■ Aim of the exercise:
Transcribe the records below exactly as they appear, omitting any pictures.

/---

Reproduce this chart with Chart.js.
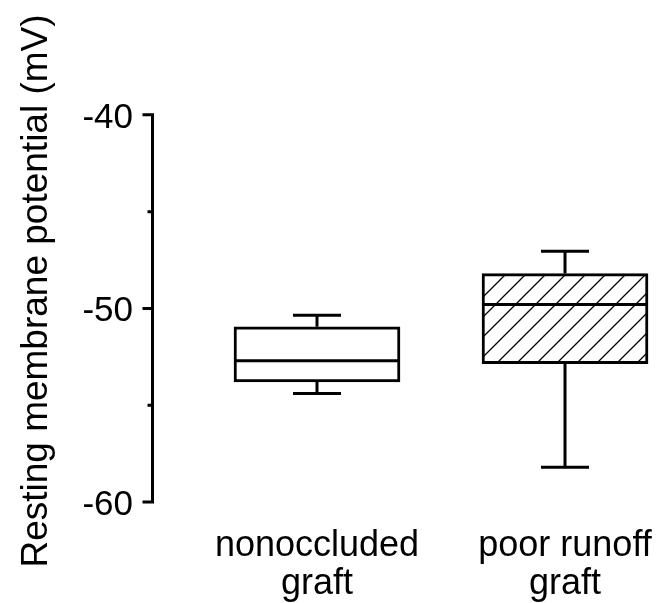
<!DOCTYPE html>
<html>
<head>
<meta charset="utf-8">
<script src="https://cdn.jsdelivr.net/npm/chart.js@4/dist/chart.umd.min.js"></script>
<style>
  html, body { margin: 0; padding: 0; background: #fff; }
  #wrap { width: 660px; height: 603px; }
</style>
</head>
<body>
<div id="wrap"><canvas id="boxChart" width="660" height="603"></canvas></div>
<script>
// datos (mV)
var categories = [['nonoccluded', 'graft'], ['poor runoff', 'graft']];
var xPositions = [1, 2];
var whiskerMin = [-54.4, -58.2];
var q1 = [-53.8, -52.85];
var median = [-52.7, -49.8];
var q3 = [-50.95, -48.2];
var whiskerMax = [-50.35, -47.05];
var yTickLabels = [-60, -50, -40];
var yMinorTicks = [-55, -45];

// patron rayado para la segunda caja
function makeHatch() {
    var size = 20;
    var c = document.createElement('canvas');
    c.width = size; c.height = size;
    var g = c.getContext('2d');
    g.fillStyle = '#fff';
    g.fillRect(0, 0, size, size);
    g.strokeStyle = '#000';
    g.lineWidth = 1.3;
    g.beginPath();
    g.moveTo(0, size); g.lineTo(size, 0);
    g.moveTo(-size / 2, size / 2); g.lineTo(size / 2, -size / 2);
    g.moveTo(size / 2, size * 1.5); g.lineTo(size * 1.5, size / 2);
    g.stroke();
    return g.createPattern(c, 'repeat');
}

var ctx = document.getElementById('boxChart').getContext('2d');

// bigotes, medianas y eje Y
var boxExtras = {
    id: 'boxExtras',
    afterDatasetsDraw: function (chart) {
        var c = chart.ctx;
        var xs = chart.scales.x, ys = chart.scales.y;
        c.save();
        c.strokeStyle = '#000';
        c.lineWidth = 3;
        c.lineCap = 'butt';
        for (var i = 0; i < xPositions.length; i++) {
            var x = xs.getPixelForValue(xPositions[i]);
            var half = 83, cap = 24;
            c.beginPath();
            c.moveTo(x - half, ys.getPixelForValue(median[i]));
            c.lineTo(x + half, ys.getPixelForValue(median[i]));
            c.moveTo(x, ys.getPixelForValue(q3[i]));
            c.lineTo(x, ys.getPixelForValue(whiskerMax[i]));
            c.moveTo(x - cap, ys.getPixelForValue(whiskerMax[i]));
            c.lineTo(x + cap, ys.getPixelForValue(whiskerMax[i]));
            c.moveTo(x, ys.getPixelForValue(q1[i]));
            c.lineTo(x, ys.getPixelForValue(whiskerMin[i]));
            c.moveTo(x - cap, ys.getPixelForValue(whiskerMin[i]));
            c.lineTo(x + cap, ys.getPixelForValue(whiskerMin[i]));
            c.stroke();
        }
        // linea del eje y marcas
        var ax = chart.chartArea.left + 0.5;
        var yTop = ys.getPixelForValue(yTickLabels[yTickLabels.length - 1]);
        var yBot = ys.getPixelForValue(yTickLabels[0]);
        c.beginPath();
        c.moveTo(ax, yTop - 1.5);
        c.lineTo(ax, yBot + 1.5);
        yTickLabels.forEach(function (v) {
            var y = ys.getPixelForValue(v);
            c.moveTo(ax - 10, y); c.lineTo(ax, y);
        });
        yMinorTicks.forEach(function (v) {
            var y = ys.getPixelForValue(v);
            c.moveTo(ax - 5, y); c.lineTo(ax, y);
        });
        c.stroke();
        c.restore();
    }
};

var boxChart = new Chart(ctx, {
    type: 'bar',
    data: {
        datasets: [{
            data: xPositions.map(function (x, i) { return { x: x, y: [q1[i], q3[i]] }; }),
            backgroundColor: ['#ffffff', makeHatch()],
            borderColor: '#000',
            borderWidth: 3,
            borderSkipped: false,
            barThickness: 166
        }]
    },
    options: {
        responsive: false,
        animation: false,
        devicePixelRatio: 1,
        layout: { padding: { top: 80, right: 0, bottom: 0, left: 0 } },
        plugins: {
            legend: { display: false },
            tooltip: { enabled: false }
        },
        scales: {
            x: {
                type: 'linear',
                offset: false,
                min: 0.3347,
                max: 2.383,
                grid: { display: false, offset: false },
                border: { display: false },
                afterBuildTicks: function (scale) {
                    scale.ticks = xPositions.map(function (v) { return { value: v }; });
                },
                afterFit: function (scale) {
                    scale.height = 101;
                    scale.paddingLeft = 0;
                    scale.paddingRight = 0;
                },
                ticks: {
                    autoSkip: false,
                    maxRotation: 0,
                    padding: 17,
                    color: '#000',
                    font: { family: '"Liberation Sans", Arial, sans-serif', size: 36, lineHeight: 1.05 },
                    callback: function (value, index) { return categories[index]; }
                }
            },
            y: {
                type: 'linear',
                min: -60,
                max: -38.2,
                grid: { display: false },
                border: { display: false },
                afterBuildTicks: function (scale) {
                    scale.ticks = yTickLabels.map(function (v) { return { value: v }; });
                },
                afterFit: function (scale) {
                    scale.width = 152;
                    scale.paddingTop = 0;
                    scale.paddingBottom = 0;
                },
                ticks: {
                    padding: 11,
                    labelOffset: 3,
                    color: '#000',
                    font: { family: '"Liberation Sans", Arial, sans-serif', size: 35 }
                },
                title: {
                    display: true,
                    text: 'Resting membrane potential (mV)',
                    color: '#000',
                    padding: { top: 15, bottom: 0 },
                    font: { family: '"Liberation Sans", Arial, sans-serif', size: 37 }
                }
            }
        }
    },
    plugins: [boxExtras]
});
</script>
</body>
</html>
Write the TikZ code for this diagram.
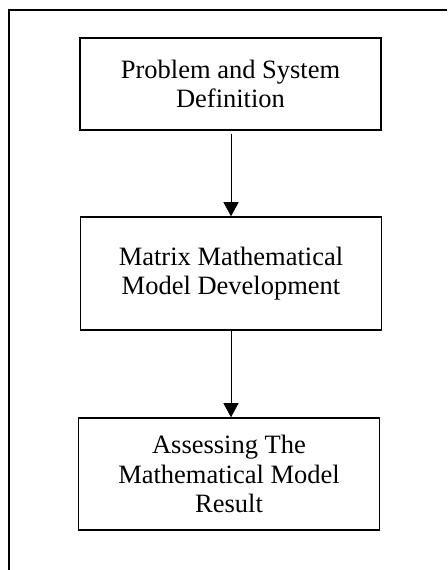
\documentclass[tikz,border=0pt]{standalone}
\usepackage{fontspec}
\setmainfont{Liberation Serif}
\usetikzlibrary{arrows.meta}

\begin{document}
\begin{tikzpicture}[x=1pt,y=1pt,
  stagebox/.style={draw,line width=1.5pt,rectangle,minimum width=301pt,
    align=center,font=\fontsize{26.5}{29.5}\selectfont,inner sep=0pt},
  flow/.style={line width=0.8pt,-{Triangle[length=14pt,width=15pt]}}]
\useasboundingbox (0,0) rectangle (447,570);

\draw[line width=1.5pt] (9,0) -- (9,560) -- (447,560);

\node[stagebox,minimum height=92pt] (problem) at (230.5,486) {Problem and System\\Definition};
\node[stagebox,minimum height=113pt] (matrix) at (231,296.5) {Matrix Mathematical\\Model Development};
\node[stagebox,minimum height=112pt] (assess) at (229,96) {Assessing The\\Mathematical Model\\Result};

\draw[flow] ([yshift=-3pt]problem.south -| matrix.north) -- (matrix.north);
\draw[flow] (matrix.south) -- (matrix.south |- assess.north);
\end{tikzpicture}
\end{document}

\---

■ Final result:
Reproduce this chart with Chart.js.
<!DOCTYPE html>
<html>
<head>
<meta charset="utf-8">
<script src="https://cdn.jsdelivr.net/npm/chart.js@4/dist/chart.umd.min.js"></script>
<style>
  html, body { margin: 0; padding: 0; background: #fff; }
  #wrap { width: 660px; height: 603px; }
</style>
</head>
<body>
<div id="wrap"><canvas id="boxChart" width="660" height="603"></canvas></div>
<script>
// datos (mV)
var categories = [['nonoccluded', 'graft'], ['poor runoff', 'graft']];
var xPositions = [1, 2];
var whiskerMin = [-54.4, -58.2];
var q1 = [-53.8, -52.85];
var median = [-52.7, -49.8];
var q3 = [-50.95, -48.2];
var whiskerMax = [-50.35, -47.05];
var yTickLabels = [-60, -50, -40];
var yMinorTicks = [-55, -45];

// patron rayado para la segunda caja
function makeHatch() {
    var size = 20;
    var c = document.createElement('canvas');
    c.width = size; c.height = size;
    var g = c.getContext('2d');
    g.fillStyle = '#fff';
    g.fillRect(0, 0, size, size);
    g.strokeStyle = '#000';
    g.lineWidth = 1.3;
    g.beginPath();
    g.moveTo(0, size); g.lineTo(size, 0);
    g.moveTo(-size / 2, size / 2); g.lineTo(size / 2, -size / 2);
    g.moveTo(size / 2, size * 1.5); g.lineTo(size * 1.5, size / 2);
    g.stroke();
    return g.createPattern(c, 'repeat');
}

var ctx = document.getElementById('boxChart').getContext('2d');

// bigotes, medianas y eje Y
var boxExtras = {
    id: 'boxExtras',
    afterDatasetsDraw: function (chart) {
        var c = chart.ctx;
        var xs = chart.scales.x, ys = chart.scales.y;
        c.save();
        c.strokeStyle = '#000';
        c.lineWidth = 3;
        c.lineCap = 'butt';
        for (var i = 0; i < xPositions.length; i++) {
            var x = xs.getPixelForValue(xPositions[i]);
            var half = 83, cap = 24;
            c.beginPath();
            c.moveTo(x - half, ys.getPixelForValue(median[i]));
            c.lineTo(x + half, ys.getPixelForValue(median[i]));
            c.moveTo(x, ys.getPixelForValue(q3[i]));
            c.lineTo(x, ys.getPixelForValue(whiskerMax[i]));
            c.moveTo(x - cap, ys.getPixelForValue(whiskerMax[i]));
            c.lineTo(x + cap, ys.getPixelForValue(whiskerMax[i]));
            c.moveTo(x, ys.getPixelForValue(q1[i]));
            c.lineTo(x, ys.getPixelForValue(whiskerMin[i]));
            c.moveTo(x - cap, ys.getPixelForValue(whiskerMin[i]));
            c.lineTo(x + cap, ys.getPixelForValue(whiskerMin[i]));
            c.stroke();
        }
        // linea del eje y marcas
        var ax = chart.chartArea.left + 0.5;
        var yTop = ys.getPixelForValue(yTickLabels[yTickLabels.length - 1]);
        var yBot = ys.getPixelForValue(yTickLabels[0]);
        c.beginPath();
        c.moveTo(ax, yTop - 1.5);
        c.lineTo(ax, yBot + 1.5);
        yTickLabels.forEach(function (v) {
            var y = ys.getPixelForValue(v);
            c.moveTo(ax - 10, y); c.lineTo(ax, y);
        });
        yMinorTicks.forEach(function (v) {
            var y = ys.getPixelForValue(v);
            c.moveTo(ax - 5, y); c.lineTo(ax, y);
        });
        c.stroke();
        c.restore();
    }
};

var boxChart = new Chart(ctx, {
    type: 'bar',
    data: {
        datasets: [{
            data: xPositions.map(function (x, i) { return { x: x, y: [q1[i], q3[i]] }; }),
            backgroundColor: ['#ffffff', makeHatch()],
            borderColor: '#000',
            borderWidth: 3,
            borderSkipped: false,
            barThickness: 166
        }]
    },
    options: {
        responsive: false,
        animation: false,
        devicePixelRatio: 1,
        layout: { padding: { top: 80, right: 0, bottom: 0, left: 0 } },
        plugins: {
            legend: { display: false },
            tooltip: { enabled: false }
        },
        scales: {
            x: {
                type: 'linear',
                offset: false,
                min: 0.3347,
                max: 2.383,
                grid: { display: false, offset: false },
                border: { display: false },
                afterBuildTicks: function (scale) {
                    scale.ticks = xPositions.map(function (v) { return { value: v }; });
                },
                afterFit: function (scale) {
                    scale.height = 101;
                    scale.paddingLeft = 0;
                    scale.paddingRight = 0;
                },
                ticks: {
                    autoSkip: false,
                    maxRotation: 0,
                    padding: 17,
                    color: '#000',
                    font: { family: '"Liberation Sans", Arial, sans-serif', size: 36, lineHeight: 1.05 },
                    callback: function (value, index) { return categories[index]; }
                }
            },
            y: {
                type: 'linear',
                min: -60,
                max: -38.2,
                grid: { display: false },
                border: { display: false },
                afterBuildTicks: function (scale) {
                    scale.ticks = yTickLabels.map(function (v) { return { value: v }; });
                },
                afterFit: function (scale) {
                    scale.width = 152;
                    scale.paddingTop = 0;
                    scale.paddingBottom = 0;
                },
                ticks: {
                    padding: 11,
                    labelOffset: 3,
                    color: '#000',
                    font: { family: '"Liberation Sans", Arial, sans-serif', size: 35 }
                },
                title: {
                    display: true,
                    text: 'Resting membrane potential (mV)',
                    color: '#000',
                    padding: { top: 15, bottom: 0 },
                    font: { family: '"Liberation Sans", Arial, sans-serif', size: 37 }
                }
            }
        }
    },
    plugins: [boxExtras]
});
</script>
</body>
</html>
Write the TikZ code for this diagram.
\documentclass[tikz,border=0pt]{standalone}
\usepackage{fontspec}
\setmainfont{Liberation Serif}
\usetikzlibrary{arrows.meta}

\begin{document}
\begin{tikzpicture}[x=1pt,y=1pt,
  stagebox/.style={draw,line width=1.5pt,rectangle,minimum width=301pt,
    align=center,font=\fontsize{26.5}{29.5}\selectfont,inner sep=0pt},
  flow/.style={line width=0.8pt,-{Triangle[length=14pt,width=15pt]}}]
\useasboundingbox (0,0) rectangle (447,570);

\draw[line width=1.5pt] (9,0) -- (9,560) -- (447,560);

\node[stagebox,minimum height=92pt] (problem) at (230.5,486) {Problem and System\\Definition};
\node[stagebox,minimum height=113pt] (matrix) at (231,296.5) {Matrix Mathematical\\Model Development};
\node[stagebox,minimum height=112pt] (assess) at (229,96) {Assessing The\\Mathematical Model\\Result};

\draw[flow] ([yshift=-3pt]problem.south -| matrix.north) -- (matrix.north);
\draw[flow] (matrix.south) -- (matrix.south |- assess.north);
\end{tikzpicture}
\end{document}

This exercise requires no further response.